Puis, à un moment ineffable, on « chope le coup » de main : soudain, on sent qu’on est capable de créer un container, un récipient où on ressent les émotions, mais on ne se sent plus confondu.e avec elles. On n’est plus « chaviré.e » par elles. On est le récipient, comme une boule à neige. Et la neige vole à l’intérieur, mais nous, on reste stable.

Yahou, on est à l’étape 4 !

On ne devient pas « insensible », einh, vous m’avez bien suivie ? Si vous voulez ne plus ressentir d’émotions, ça n’existe pas, et ça n’arrivera pas.

Mais à force de développer cette capacité à prêter une attention minutieuse à nos émotions (sans générer de la pensée négative, vous me suivez ? Le mental et les émotions ne sont pas la même chose), à les ressentir avec le corps, sans chercher à les étouffer ou les atténuer, on devient une sorte de « paratonnerre » qui guide la foudre et la met à la terre sans incendier tout le bâtiment. Elle passe, sans faire de dégâts.

Et puis à un moment, il se passe une chose incroyable, que j’ai ressenti pour la première fois seulement il y a peu de temps (j’ai 38 ans…) : on sent qu’on est de moins en moins déclenché.e par des choses qui, il y a encore deux semaines, nous faisaient ressentir les pires tortures. Ça m’est arrivé ce matin en me faisant disputer assez vertement par un internaute qui voulait absolument avoir raison et qui montait dans les tours sans que je puisse comprendre pourquoi diable il s’énervait comme ça.

« Avant », tout mon corps aurait baigné dans une sensation de danger imminent, qui m’aurait amenée soit à fuir, soit à « faire le faon » (essayer de disparaître dans les hautes herbes avec mon pelage camouflage, afin qu’on ne me remarque plus), soit à me courber pour avoir la paix, soit à répondre sur le même ton, façon combat de coqs. Génial…

Eh bien ce matin, alors que le ton de l’internaute en question devenait franchement acerbe, j’ai ressenti une montée d’insécurité qui… s’est arrêtée à un niveau tout à fait gérable, et mon corps m’a quasiment « parlé dans mon oreillette » pour me dire (par voie de sensations et de sentiments) « c’est juste un zozo qui veut avoir raison, la manière dont il te parle ne reflète absolument pas ta pertinence, tes connaissances ou ta valeur. Si tu veux arrêter de lui parler parce que ça ne mène à rien, aucun souci, mais on peut aussi lui dire qu’il est trop agressif. Dans les deux cas, je te couvre. Il me fait pas peur, le gars ».

WAH. Imaginez Jarvis (l’ordinateur d’Iron Man) qui lui dirait « menace de faible dangerosité, on peut l’avoir en lui lançant une pomme de pin ».

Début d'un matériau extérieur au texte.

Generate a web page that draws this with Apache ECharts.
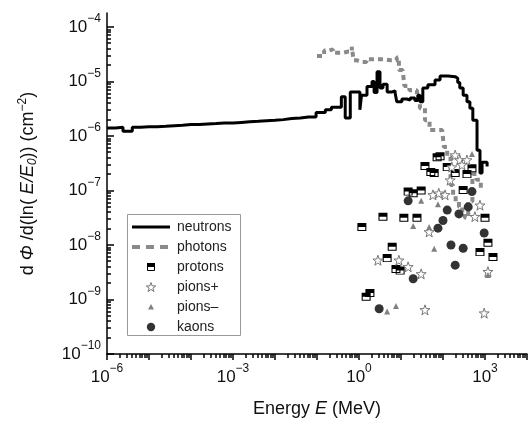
<!DOCTYPE html>
<html><head><meta charset="utf-8">
<script src="https://cdn.jsdelivr.net/npm/echarts@6/dist/echarts.min.js"></script>
<style>html,body{margin:0;padding:0;background:#fff}#c{width:528px;height:423px}</style>
</head><body><div id="c"></div>
<script>
// ---- data ----
const neutronE = [1e-6,1.58e-6,2.4e-6,4e-6,6.3e-6,1e-5,1.58e-5,2.5e-5,4e-5,6.3e-5,1e-4,1.58e-4,2.5e-4,4e-4,6.3e-4,1e-3,1.58e-3,2.5e-3,4e-3,6.3e-3,0.01,0.0158,0.025,0.04,0.063,0.095,0.158,0.22,0.38,0.47,0.62,0.79,1.05,1.15,1.55,2.04,2.29,2.69,3.16,3.72,4.68,6.17,7.24,7.94,10.5,13.8,16.6,21.4,25.1,28.2,33.1,43.6,64.6,85.1,132,195,224,251,302,372,437,513,646,759,851,1122];
const neutronV = [1.41e-6,1.45e-6,1.23e-6,1.45e-6,1.48e-6,1.48e-6,1.51e-6,1.55e-6,1.58e-6,1.62e-6,1.62e-6,1.66e-6,1.70e-6,1.74e-6,1.74e-6,1.78e-6,1.82e-6,1.86e-6,1.91e-6,1.95e-6,2.0e-6,2.09e-6,2.14e-6,2.24e-6,2.24e-6,2.69e-6,3.02e-6,3.39e-6,5.25e-6,2.14e-6,6.46e-6,6.46e-6,3.02e-6,5.62e-6,8.13e-6,1.0e-5,6.31e-6,1.51e-5,7.59e-6,8.91e-6,6.46e-6,6.76e-6,6.17e-6,4.27e-6,4.79e-6,4.57e-6,5.01e-6,4.47e-6,5.62e-6,4.27e-6,7.59e-6,8.71e-6,1.07e-5,1.26e-5,1.23e-5,1.15e-5,9.55e-6,7.59e-6,5.62e-6,4.27e-6,3.24e-6,1.95e-6,5.5e-7,2.09e-7,3.31e-7,2.75e-7];

const photonE = [0.1,0.148,0.195,0.24,0.324,0.427,0.562,0.676,0.741,0.891,1.15,1.51,2.51,3.98,5.62,7.94,8.91,11.0,12.0,15.8,20.0,24.0,28.2,37.2,47.9,70.8,95.5,105,126,151,174,200,240,288,331,398,501,631,794];
const photonV = [2.95e-5,3.72e-5,3.89e-5,3.39e-5,3.39e-5,3.55e-5,3.55e-5,4.37e-5,2.45e-5,2.29e-5,2.29e-5,2.57e-5,2.57e-5,2.45e-5,2.45e-5,2.75e-5,1.62e-5,1.51e-5,8.32e-6,6.92e-6,6.92e-6,5.62e-6,3.24e-6,1.95e-6,1.29e-6,1.29e-6,1.29e-6,6.31e-7,4.17e-7,1.26e-7,7.94e-8,6.31e-8,5.01e-8,3.98e-8,3.16e-8,6.31e-8,2.0e-7,1.58e-7,1.0e-7];

const protonE = [85.1,72.4,37.2,51.3,61.7,126,195,372,490,14.8,19.5,30.2,302,3.72,11.7,24.0,1.17,1000,1175,759,6.17,4.68,7.59,9.55,1.82,1.48,1549];
const protonV = [4.27e-7,4.07e-7,2.82e-7,2.19e-7,2.09e-7,2.69e-7,2.09e-7,2.0e-7,2.57e-7,9.55e-8,8.91e-8,1.0e-7,1.02e-7,3.31e-8,3.16e-8,3.16e-8,2.14e-8,3.16e-8,1.10e-8,7.41e-9,9.33e-9,5.75e-9,3.63e-9,3.39e-9,1.32e-9,1.12e-9,6.03e-9];

const pionPlusE = [195,251,372,162,282,148,57.5,79.4,112,759,575,46.8,2.82,8.91,14.8,30.2,1175,37.2,955];
const pionPlusV = [4.47e-7,3.63e-7,3.63e-7,2.69e-7,2.95e-7,1.55e-7,8.32e-8,8.91e-8,8.32e-8,5.37e-8,3.31e-8,1.74e-8,5.25e-9,5.25e-9,3.98e-9,2.95e-9,3.24e-9,6.46e-10,5.62e-10];

const pionMinusE = [490,30.2,75.9,19.5,46.8,61.7,4.68,7.59,1175];
const pionMinusV = [4.68e-7,6.46e-8,5.62e-8,2.24e-8,2.14e-8,8.51e-9,6.03e-10,7.59e-10,2.82e-9];

const kaonE = [490,14.8,126,398,240,100,75.9,955,155,302,195,19.5,3.02];
const kaonV = [9.55e-8,6.46e-8,4.37e-8,5.01e-8,3.72e-8,2.82e-8,2.04e-8,1.66e-8,1.0e-8,8.71e-9,4.27e-9,2.4e-9,6.76e-10];

const legendNames = ['neutrons', 'photons', 'protons', 'pions+', 'pions\u2013', 'kaons'];

// ---- axis ticks ----
const xMajorTicks = [1e-6,1e-5,1e-4,1e-3,1e-2,1e-1,1,10,100,1000,10000];
const xTickLabels = [1e-6,1e-3,1,1000];
const yMajorTicks = [1e-10,1e-9,1e-8,1e-7,1e-6,1e-5,1e-4];
const yTickLabels = yMajorTicks;
function minorTicks(d0, d1, max) {
  const out = [];
  for (let d = d0; d <= d1; d++) for (let m = 2; m <= 9; m++) {
    const v = m * Math.pow(10, d);
    if (v < max) out.push(v);
  }
  return out;
}
const X_MIN = 1e-6, X_MAX = 1e4, Y_MIN = 1e-10, Y_MAX = 1.81e-4;
const xMinorTicks = minorTicks(-6, 3, X_MAX);
const yMinorTicks = minorTicks(-10, -4, Y_MAX);

const zip = (a, b) => a.map((v, i) => [v, b[i]]);
const FONT = 'Liberation Sans';

function powLabel(v) {
  const e = Math.round(Math.log10(v));
  return '{a|10}{b|' + (e < 0 ? '\u2212' + (-e) : e) + '}';
}
const labelRich = {
  a: { fontFamily: FONT, fontSize: 17, color: '#111', lineHeight: 28 },
  b: { fontFamily: FONT, fontSize: 12, color: '#111', lineHeight: 10, verticalAlign: 'top' }
};

const starPath = 'path://M50,0L61.76,33.82L97.55,34.55L69.02,56.18L79.39,90.45L50,70L20.61,90.45L30.98,56.18L2.45,34.55L38.24,33.82Z';
const protonPath = 'path://M0,0H10V5H0Z M0,5H10V10H0Z M1.2,5V8.8H8.8V5Z';

// manual legend box (decoration)
function starPoints(cx, cy, R, r) {
  const pts = [];
  for (let k = 0; k < 10; k++) {
    const a = -Math.PI / 2 + k * Math.PI / 5;
    const rad = k % 2 ? r : R;
    pts.push([cx + rad * Math.cos(a), cy + rad * Math.sin(a)]);
  }
  return pts;
}
const LG = { x: 127.5, y: 214.5, w: 113, h: 121, iconL: 132, iconR: 170, iconC: 151, textX: 177, row0: 227, pitch: 20 };
const rowY = i => LG.row0 + i * LG.pitch;
const legendGraphic = [
  { type: 'rect', shape: { x: LG.x, y: LG.y, width: LG.w, height: LG.h }, style: { fill: '#fff', stroke: '#999', lineWidth: 1 }, z: 20 },
  { type: 'line', shape: { x1: LG.iconL, y1: rowY(0), x2: LG.iconR, y2: rowY(0) }, style: { stroke: '#000', lineWidth: 3 }, z: 21 },
  { type: 'line', shape: { x1: LG.iconL, y1: rowY(1), x2: LG.iconR, y2: rowY(1) }, style: { stroke: '#8a8a8a', lineWidth: 4, lineDash: [8, 6] }, z: 21 },
  { type: 'rect', shape: { x: LG.iconC - 4, y: rowY(2) - 4, width: 8, height: 4 }, style: { fill: '#000' }, z: 21 },
  { type: 'rect', shape: { x: LG.iconC - 3.5, y: rowY(2) - 3.5, width: 7, height: 7 }, style: { fill: 'none', stroke: '#000', lineWidth: 1 }, z: 21 },
  { type: 'polygon', shape: { points: starPoints(LG.iconC, rowY(3) + 0.5, 5, 2) }, style: { fill: '#fff', stroke: '#777', lineWidth: 1 }, z: 21 },
  { type: 'polygon', shape: { points: [[LG.iconC, rowY(4) - 3], [LG.iconC + 3, rowY(4) + 2.5], [LG.iconC - 3, rowY(4) + 2.5]] }, style: { fill: '#808080' }, z: 21 },
  { type: 'circle', shape: { cx: LG.iconC, cy: rowY(5), r: 4.2 }, style: { fill: '#333' }, z: 21 }
].concat(legendNames.map((n, i) => ({
  type: 'text', x: LG.textX, y: rowY(i), z: 21,
  style: { text: n, fill: '#222', font: '14px "' + FONT + '"', verticalAlign: 'middle', textVerticalAlign: 'middle' }
})));

const axisLineStyle = { color: '#000', width: 1.5 };
const GRID = { left: 107, right: 1, top: 13, bottom: 69 };

const option = {
  backgroundColor: '#fff',
  animation: false,
  grid: { left: GRID.left, right: GRID.right, top: GRID.top, bottom: GRID.bottom, containLabel: false, outerBoundsMode: 'none' },
  xAxis: {
    type: 'log', min: X_MIN, max: X_MAX, position: 'bottom',
    axisLine: { show: true, lineStyle: axisLineStyle },
    axisTick: { show: false },
    axisLabel: { show: true, margin: 9, customValues: xTickLabels, formatter: powLabel, rich: labelRich },
    splitLine: { show: false },
    name: 'Energy {i|E} (MeV)', nameLocation: 'middle', nameGap: 46,
    nameTextStyle: { fontFamily: FONT, fontSize: 18, color: '#111',
      rich: { i: { fontFamily: FONT, fontSize: 18, fontStyle: 'italic', color: '#111' } } }
  },
  yAxis: {
    type: 'log', min: Y_MIN, max: Y_MAX, position: 'left',
    axisLine: { show: true, lineStyle: axisLineStyle },
    axisTick: { show: false },
    axisLabel: { show: true, margin: 6, customValues: yTickLabels, formatter: powLabel, rich: labelRich },
    splitLine: { show: false },
    name: 'd{i| \u03A6 }/d(ln({i| E/E}{s|0})) (cm{p|\u22122})',
    nameLocation: 'middle', nameRotate: 90, nameGap: 68,
    nameTextStyle: { fontFamily: FONT, fontSize: 18, color: '#111',
      rich: {
        i: { fontFamily: FONT, fontSize: 18, fontStyle: 'italic', color: '#111', lineHeight: 22 },
        s: { fontFamily: FONT, fontSize: 12, fontStyle: 'italic', color: '#111', lineHeight: 12, verticalAlign: 'bottom' },
        p: { fontFamily: FONT, fontSize: 12, color: '#111', lineHeight: 12, verticalAlign: 'top' }
      } }
  },
  series: [
    { name: 'neutrons', type: 'line', step: 'end', symbol: 'none', showSymbol: false,
      data: zip(neutronE, neutronV), lineStyle: { color: '#000', width: 3 }, itemStyle: { color: '#000' }, z: 3 },
    { name: 'photons', type: 'line', step: 'end', symbol: 'none', showSymbol: false,
      data: zip(photonE, photonV), lineStyle: { color: '#8a8a8a', width: 4, type: [5, 4] }, itemStyle: { color: '#8a8a8a' }, z: 2 },
    { name: 'protons', type: 'scatter', symbol: protonPath, symbolSize: [9, 8],
      data: zip(protonE, protonV), itemStyle: { color: '#000', opacity: 1 }, z: 4 },
    { name: 'pions+', type: 'scatter', symbol: starPath, symbolSize: 10,
      data: zip(pionPlusE, pionPlusV), itemStyle: { color: '#fff', borderColor: '#777', borderWidth: 1, opacity: 1 }, z: 5 },
    { name: 'pions\u2013', type: 'scatter', symbol: 'triangle', symbolSize: 6,
      data: zip(pionMinusE, pionMinusV), itemStyle: { color: '#808080', opacity: 1 }, z: 5 },
    { name: 'kaons', type: 'scatter', symbol: 'circle', symbolSize: 9,
      data: zip(kaonE, kaonV), itemStyle: { color: '#333', opacity: 1 }, z: 4 }
  ]
};

const chart = echarts.init(document.getElementById('c'), null, { renderer: 'canvas' });
chart.setOption(option);

// axis tick positions via the chart's scales, checked against the grid geometry
const W = 528, H = 423;
const lg = Math.log10;
const gw = W - GRID.left - GRID.right, gh = H - GRID.top - GRID.bottom;
const xGeo = v => GRID.left + (lg(v) - lg(X_MIN)) / (lg(X_MAX) - lg(X_MIN)) * gw;
const yGeo = v => H - GRID.bottom - (lg(v) - lg(Y_MIN)) / (lg(Y_MAX) - lg(Y_MIN)) * gh;
function conv(x, y) {
  try { return chart.convertToPixel({ seriesIndex: 2 }, [x, y]); } catch (e) { return null; }
}
function xPx(v) {
  const r = conv(v, 1e-7), g = xGeo(v);
  return (r && isFinite(r[0]) && Math.abs(r[0] - g) < 3) ? r[0] : g;
}
function yPx(v) {
  const r = conv(1, v), g = yGeo(v);
  return (r && isFinite(r[1]) && Math.abs(r[1] - g) < 3) ? r[1] : g;
}
const axisY = yPx(Y_MIN), axisX = xPx(X_MIN);
const tickGraphic = [];
function addX(values, len) {
  values.forEach(v => {
    const x = Math.round(xPx(v));
    tickGraphic.push({ type: 'rect', z: 25, shape: { x: x - 0.75, y: axisY, width: 1.5, height: len }, style: { fill: '#000' } });
  });
}
function addY(values, len) {
  values.forEach(v => {
    const y = Math.round(yPx(v));
    tickGraphic.push({ type: 'rect', z: 25, shape: { x: axisX, y: y - 0.75, width: len, height: 1.5 }, style: { fill: '#000' } });
  });
}
addX(xMajorTicks, 6);
addX(xMinorTicks, 4);
addY(yMajorTicks, 7);
addY(yMinorTicks, 4);
chart.setOption({ graphic: { elements: legendGraphic.concat(tickGraphic) } });
</script>
</body></html>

Plus on apprend à devenir un paratonerre, moins on est déstabilisé par ce qui nous entoure. On a une évaluation beaucoup plus fine du danger et de l’importance des choses, ainsi que de notre responsabilité vis à vis de ce qui se passe : de plus en plus, au lieu de prendre part à l’intensité ambiance, on évalue juste qu’il n’y a rien à faire.

Ces « moments de blanc » de ma vie, qui ont amené le très nécessaire travail que je viens de décrire, maintenant, je les aborde avec curiosité. Je sais que vraisemblablement, un squelette ou un autre va avoir envie de sortir de son placard émotionnel, et que je vais passer un moment peu agréable. Mais j’y ai gagné un sentiment de force incroyable.

Quand on voit qu’on peut ressentir ses émotions sans les laisser nous mener par le bout du nez, et quand on voit qu’on peut même se dé-sensibiliser pour avoir une appréciation de la vie plus lucide, plus fine, plus juste et plus proportionnée, on prend confiance en soi. On ne se dit plus « je me ferai confiance quand j’aurai des preuves tangibles de succès ». On sait que rester lucide, ouvert.e, calme et mesuré dans l’incertitude c’est le succès, ou c’est comme ça qu’on le bâtit.